*WHAT THIS TASK INVOLVES*
Write each line of the material exactly as given, from the top through the line that contains "const yAxisTitle = 'Relative abundance';", and omit all pictures.

*DATA EXTRACT*

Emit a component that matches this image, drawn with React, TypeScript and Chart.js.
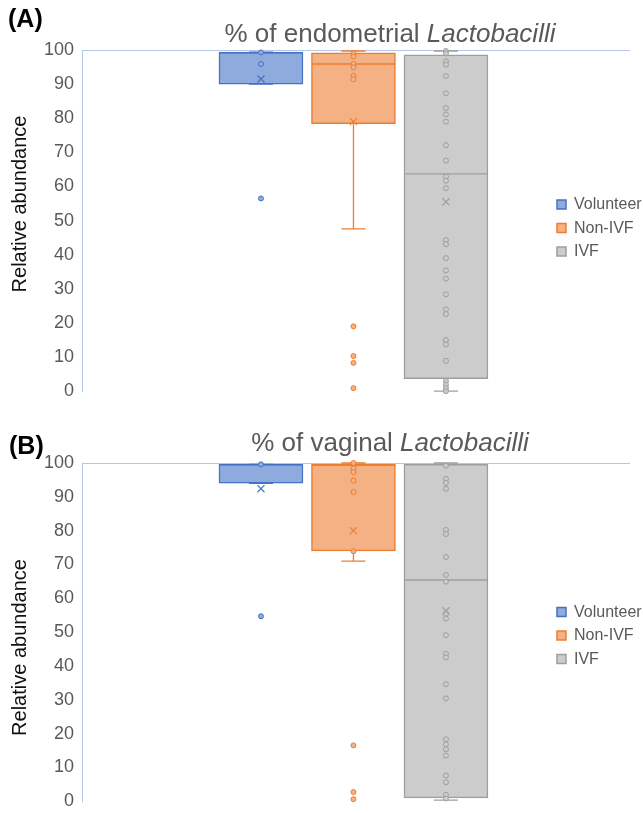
import React, { useEffect, useRef } from 'react';
import { Chart, registerables } from 'chart.js';

Chart.register(...registerables);

const FONT = "'Liberation Sans', Arial, sans-serif";

// ---------- shared ----------
const groups = ['Volunteer', 'Non-IVF', 'IVF'];
const groupX = [1, 2, 3];
const fillColors = ['#8faadc', '#f4b183', '#cccccc'];
const lineColors = ['#4472c4', '#ed7d31', '#9e9e9e'];
const yTickValues = [0, 10, 20, 30, 40, 50, 60, 70, 80, 90, 100];
const yAxisTitle = 'Relative abundance';

// ---------- panel A: endometrial ----------
const endoLabel = '(A)';
const endoTitle = '% of endometrial ';
const endoTitleItalic = 'Lactobacilli';
const endoQ1 = [90.0, 78.4, 3.7];
const endoMedian = [99.2, 95.9, 63.7];
const endoQ3 = [99.4, 99.2, 98.6];
const endoWhiskerLow = [90.0, 47.6, 0.0];
const endoWhiskerHigh = [99.4, 99.7, 99.7];
const endoMean = [91.5, 79.0, 55.5];
const endoVolunteerPoints = [99.3, 95.9, 56.5];
const endoNonIvfPoints = [99.0, 98.1, 95.9, 94.9, 92.4, 91.4, 19.0, 10.3, 8.3, 0.9];
const endoIvfPoints = [
  99.7, 99.0, 96.7, 95.7, 92.4, 87.3, 83.0, 81.1, 79.0, 72.1, 67.6, 62.9, 61.7, 59.5,
  44.3, 43.1, 39.0, 35.4, 33.0, 28.4, 24.0, 22.6, 15.0, 13.7, 8.9, 3.0, 1.9, 0.9, 0.0,
];

// ---------- panel B: vaginal ----------
const vagLabel = '(B)';
const vagTitle = '% of vaginal ';
const vagTitleItalic = 'Lactobacilli';
const vagQ1 = [94.0, 74.0, 1.0];
const vagMedian = [99.5, 99.3, 65.4];
const vagQ3 = [99.6, 99.6, 99.6];
const vagWhiskerLow = [94.0, 71.0, 0.3];
const vagWhiskerHigh = [99.6, 100.0, 100.0];
const vagMean = [92.4, 80.0, 56.3];
const vagVolunteerPoints = [99.6, 54.7];
const vagNonIvfPoints = [100.0, 98.4, 97.3, 94.8, 91.4, 73.9, 16.5, 2.7, 0.6];
const vagIvfPoints = [
  99.2, 95.3, 94.1, 92.4, 80.2, 79.0, 72.2, 66.9, 64.9, 55.4, 54.0, 49.1, 43.6, 42.5,
  34.6, 30.4, 18.3, 16.8, 15.4, 13.5, 7.6, 5.6, 1.9, 0.8,
];

const BOX_HALF = 0.454;
const CAP_HALF = 0.13;

function buildDatasets(
  q1: number[], med: number[], q3: number[], lo: number[], hi: number[], mean: number[], pts: number[][]
) {
  const ds: any[] = [];
  groups.forEach((g, i) => {
    ds.push({
      type: 'bar',
      label: g,
      data: [{ x: groupX[i], y: [q1[i], q3[i]] }],
      backgroundColor: fillColors[i],
      borderColor: lineColors[i],
      borderWidth: 1.5,
      borderSkipped: false,
      grouped: false,
      barThickness: 84,
      maxBarThickness: 84,
      order: 3,
    });
  });
  groups.forEach((g, i) => {
    const c = groupX[i];
    ds.push({
      type: 'line',
      label: g + ' whiskers',
      data: [
        { x: c - CAP_HALF, y: hi[i] }, { x: c + CAP_HALF, y: hi[i] }, { x: c, y: null },
        { x: c, y: hi[i] }, { x: c, y: q3[i] }, { x: c, y: null },
        { x: c, y: q1[i] }, { x: c, y: lo[i] }, { x: c, y: null },
        { x: c - CAP_HALF, y: lo[i] }, { x: c + CAP_HALF, y: lo[i] }, { x: c, y: null },
        { x: c - BOX_HALF, y: med[i] }, { x: c + BOX_HALF, y: med[i] },
      ],
      borderColor: lineColors[i],
      borderWidth: 1.3,
      pointRadius: 0,
      spanGaps: false,
      tension: 0,
      clip: false,
      order: 2,
    });
  });
  groups.forEach((g, i) => {
    ds.push({
      type: 'scatter',
      label: g + ' points',
      data: pts[i].map((v) => ({ x: groupX[i], y: v })),
      pointStyle: 'circle',
      pointRadius: 2.5,
      pointBorderWidth: 1,
      pointBackgroundColor: fillColors[i],
      pointBorderColor: lineColors[i],
      clip: false,
      order: 1,
    });
  });
  groups.forEach((g, i) => {
    ds.push({
      type: 'scatter',
      label: g + ' mean',
      data: [{ x: groupX[i], y: mean[i] }],
      pointStyle: 'crossRot',
      pointRadius: 5,
      pointBorderWidth: 1.2,
      pointBorderColor: lineColors[i],
      clip: false,
      order: 0,
    });
  });
  return ds;
}

const panelText = {
  id: 'panelText',
  afterDraw(chart: any, _a: any, o: any) {
    const ctx = chart.ctx;
    ctx.save();
    ctx.textAlign = 'left';
    ctx.textBaseline = 'alphabetic';
    ctx.fillStyle = '#000000';
    ctx.font = `bold 25px ${FONT}`;
    ctx.fillText(o.label, o.labelX, o.labelY);

    ctx.font = `26px ${FONT}`;
    const w1 = ctx.measureText(o.title).width;
    ctx.font = `italic 26px ${FONT}`;
    const w2 = ctx.measureText(o.titleItalic).width;
    const x0 = o.titleX - (w1 + w2) / 2;
    ctx.fillStyle = '#595959';
    ctx.font = `26px ${FONT}`;
    ctx.fillText(o.title, x0, o.titleY);
    ctx.font = `italic 26px ${FONT}`;
    ctx.fillText(o.titleItalic, x0 + w1, o.titleY);

    ctx.translate(o.yTitleX, o.yTitleY);
    ctx.rotate(-Math.PI / 2);
    ctx.font = `20px ${FONT}`;
    ctx.fillStyle = '#111111';
    ctx.textAlign = 'center';
    ctx.textBaseline = 'middle';
    ctx.fillText(yAxisTitle, 0, 0);
    ctx.restore();
  },
};

const legendPlacer = {
  id: 'legendPlacer',
  afterLayout(chart: any, _a: any, o: any) {
    const lg = chart.legend;
    if (!lg) return;
    lg.left = o.x;
    lg.right = o.x + lg.width;
    lg.top = chart.chartArea.top + o.dy;
    lg.bottom = lg.top + lg.height;
  },
};

function makeConfig(datasets: any[], padTop: number, padBottom: number, text: any, legendDy: number) {
  return {
    type: 'bar',
    data: { datasets },
    plugins: [panelText, legendPlacer],
    options: {
      responsive: false,
      animation: false,
      devicePixelRatio: 1,
      events: [],
      layout: { padding: { top: padTop, bottom: padBottom, left: 0, right: 13 } },
      scales: {
        x: {
          type: 'linear',
          display: false,
          offset: false,
          min: -0.935,
          max: 4.99,
          ticks: { stepSize: 1, includeBounds: false },
        },
        y: {
          type: 'linear',
          min: 0,
          max: 100,
          afterFit: (s: any) => { s.width = 82; },
          afterBuildTicks: (s: any) => { s.ticks = yTickValues.map((v) => ({ value: v })); },
          ticks: {
            color: '#595959',
            padding: 8,
            font: { family: FONT, size: 18 },
          },
          grid: {
            drawTicks: false,
            lineWidth: 1,
            color: (c: any) => (c.tick && c.tick.value === 100 ? '#b4c7e7' : 'rgba(0,0,0,0)'),
          },
          border: { display: true, color: '#b4c7e7', width: 1 },
        },
      },
      plugins: {
        tooltip: { enabled: false },
        title: { display: false },
        legend: {
          display: true,
          position: 'chartArea',
          labels: {
            boxWidth: 9,
            boxHeight: 9,
            padding: 7.5,
            color: '#595959',
            font: { family: FONT, size: 16 },
            filter: (item: any) => item.datasetIndex < 3,
          },
        },
        panelText: text,
        legendPlacer: { x: 549.5, dy: legendDy },
      },
    },
  };
}

function Panel({ height, config }: { height: number; config: any }) {
  const ref = useRef<HTMLCanvasElement | null>(null);
  useEffect(() => {
    if (!ref.current) return;
    const chart = new Chart(ref.current, config);
    return () => chart.destroy();
  }, []);
  return (
    <div style={{ width: 643, height, position: 'relative' }}>
      <canvas ref={ref} width={643} height={height} style={{ display: 'block', width: 643, height }} />
    </div>
  );
}

export default function App() {
  const endoCfg = makeConfig(
    buildDatasets(endoQ1, endoMedian, endoQ3, endoWhiskerLow, endoWhiskerHigh, endoMean,
      [endoVolunteerPoints, endoNonIvfPoints, endoIvfPoints]),
    50, 10,
    { label: endoLabel, labelX: 8, labelY: 27, title: endoTitle, titleItalic: endoTitleItalic, titleX: 390, titleY: 42, yTitleX: 20, yTitleY: 204 },
    7.5
  );
  const vagCfg = makeConfig(
    buildDatasets(vagQ1, vagMedian, vagQ3, vagWhiskerLow, vagWhiskerHigh, vagMean,
      [vagVolunteerPoints, vagNonIvfPoints, vagIvfPoints]),
    53, 14,
    { label: vagLabel, labelX: 9, labelY: 44, title: vagTitle, titleItalic: vagTitleItalic, titleX: 390, titleY: 41, yTitleX: 20, yTitleY: 237.5 },
    3.5
  );
  return (
    <div style={{ position: 'absolute', left: 0, top: 0, width: 643, background: '#ffffff' }}>
      <Panel height={410} config={endoCfg} />
      <Panel height={410} config={vagCfg} />
    </div>
  );
}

*EXERCISE OUTPUT*
Emit a component that matches this image, drawn with React, TypeScript and Chart.js.
import React, { useEffect, useRef } from 'react';
import { Chart, registerables } from 'chart.js';

Chart.register(...registerables);

const FONT = "'Liberation Sans', Arial, sans-serif";

// ---------- shared ----------
const groups = ['Volunteer', 'Non-IVF', 'IVF'];
const groupX = [1, 2, 3];
const fillColors = ['#8faadc', '#f4b183', '#cccccc'];
const lineColors = ['#4472c4', '#ed7d31', '#9e9e9e'];
const yTickValues = [0, 10, 20, 30, 40, 50, 60, 70, 80, 90, 100];
const yAxisTitle = 'Relative abundance';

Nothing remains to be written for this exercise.